Don Wackerly, one of our Dharma friends whom some of us had been writing to for several years was executed in Oklahoma yesterday. How do you rejoice and be sad at the same time, which is actually possible? Being his pen pal for over the past three years, one of the things that I realised when he got more and more into practising the Dharma and working on his mind and heart; he started having this very profound question towards the end of his life, “Was my life meaningful and did it have a purpose?” Much like the rest of us, he made some detours in his life and ended up doing some rather confusing, not-very-helpful things, that did not answer the question very well. But I think that at the end of his life, from what we have seen from the support, the love, and the people that he had touched, specifically by his courage to continue to transform his mind in the middle of a challenging and difficult experience, that indeed, in the end, Don Wackerly had a profoundly purposeful and meaningful life.

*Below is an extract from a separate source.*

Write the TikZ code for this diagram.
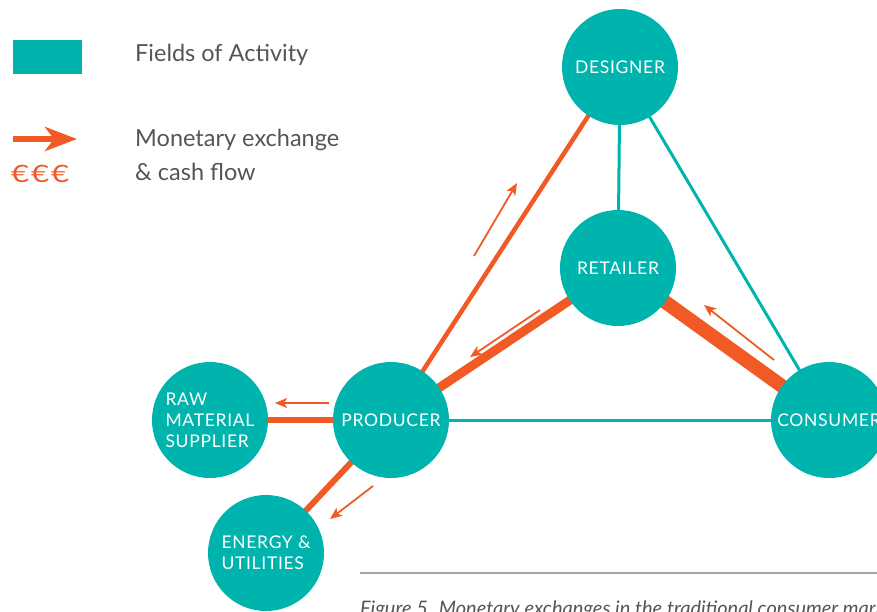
\documentclass[tikz,border=0pt]{standalone}
\usepackage{fontspec}
\setmainfont{Lato}
\usetikzlibrary{arrows.meta}
\pgfdeclarelayer{background}
\pgfsetlayers{background,main}
\definecolor{tealc}{HTML}{00B4AE}
\definecolor{orangec}{HTML}{F15A24}
\definecolor{greyc}{HTML}{555555}
\tikzset{
  field/.style={circle, fill=tealc, minimum size=116pt, inner sep=0pt, text=white,
    font=\fontsize{17.5}{21}\selectfont\addfontfeature{LetterSpace=4}, align=left},
  tealline/.style={draw=tealc, line width=3pt},
  money/.style={draw=orangec},
  flowarrow/.style={draw=orangec, line width=1.8pt, -{Stealth[length=12pt,width=10pt,inset=3pt]}},
  legendtext/.style={text=greyc, font=\fontsize{23.5}{34}\selectfont, anchor=base west, align=left, inner sep=0pt}
}
\begin{document}
\begin{tikzpicture}[x=1pt,y=-1pt]
\useasboundingbox (0,0) rectangle (877,611);
\clip (0,0) rectangle (877,611);

% nodes
\node[field] (des) at (620,67) {DESIGNER};
\node[field] (ret) at (618,268) {RETAILER};
\node[field] (con) at (829,420) {CONSUMER};
\node[field] (pro) at (391,420) {PRODUCER};
\node[field] (raw) at (210,420) {RAW\\MATERIAL\\SUPPLIER};
\node[field] (ene) at (266,553) {ENERGY \&\\UTILITIES};

\begin{pgfonlayer}{background}
\draw[tealline] (des.center) -- (ret.center);
\draw[tealline] (des.center) -- (con.center);
\draw[tealline] (pro.center) -- (con.center);
\draw[money, line width=4.5pt] (pro.center) -- (des.center);
\draw[money, line width=9pt] (pro.center) -- (ret.center);
\draw[money, line width=14pt] (ret.center) -- (con.center);
\draw[money, line width=6pt] (pro.center) -- (raw.center);
\draw[money, line width=6pt] (pro.center) -- (ene.center);
\end{pgfonlayer}

% flow indicators
\draw[flowarrow] (474,256) -- (517,183);
\draw[flowarrow] (540,310) -- (470,357);
\draw[flowarrow] (774,360) -- (704,305);
\draw[flowarrow] (329,403) -- (275,403);
\draw[flowarrow] (373,486) -- (330,519);

% legend
\node[fill=tealc, minimum width=69pt, minimum height=34pt, inner sep=0pt] (lkey) at (47.5,57) {};
\node[legendtext] (ltext) at (135,61) {Fields of Activity};
\coordinate (la) at (13,139);
\coordinate (lb) at (77,139);
\draw[draw=orangec, line width=6pt, -{Stealth[length=32pt,width=24pt,inset=9pt]}] (la) -- (lb);
\node[text=orangec, font=\fontsize{24}{26}\selectfont\addfontfeature{LetterSpace=6}, anchor=base west, inner sep=0pt] (eur) at (11,182) {\scalebox{1.3}[1]{€€€}};
\node[legendtext] (mtext) at (135,180) {Monetary exchange\\\& cash flow};

% caption
\coordinate (c1) at (360,573);
\coordinate (c2) at (877,573);
\draw[draw=black!35, line width=2pt] (c1) -- (c2);
\node[anchor=base west, inner sep=0pt, text=greyc, font=\itshape\fontsize{20}{22}\selectfont] (cap) at (360,615) {Figure 5. Monetary exchanges in the traditional consumer market};
\end{tikzpicture}
\end{document}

We have this dedication prayer that Lama Zopa wrote, and we say it after we do our eight Mahayana precepts and dedicate it any time after a big, auspicious celebration or event of some kind. Don had some time yesterday to say his final parting words. I have a feeling that if he had this dedication in front of him it might have been something that he would have enjoyed being able to say. I believe very much that he was successful as far as having purpose and meaning in his life.

“Whatever actions I do, eating, walking, sitting, sleeping, working, and so forth, and whatever I experience in life, up or down, happy or unhappy, healthy or sick… Whether I have a terminal disease or don’t, whether my life is peaceful and harmonious, or with discord and difficulties, whether I am successful or fail, rich or poor, praised or criticised, whether I am living or dying or even born in a horrible rebirth, whether I live long or not, may my life be beneficial for all beings. The main purpose of my life is not simply to be rich, respected, famous, healthy and peaceful. The meaning of my life is to benefit all sentient beings. Therefore, from now on may whatever actions I do be beneficial for all sentient beings. May whatever I experience in life, happiness or suffering, be dedicated to actualising the path to awakening in my mind, and may my actions and experiences cause all sentient beings to attain full awakening quickly.”

I have a feeling that he was working very seriously so that whatever he had experienced in life, happiness or suffering, would be dedicated to actualising the path, not only in his own mind but in all the sentient beings who came within his parameters.

I think that he had a meaningful life when everything was said and done. So, to Don Wackerly, “I rejoice at the purpose of your life.”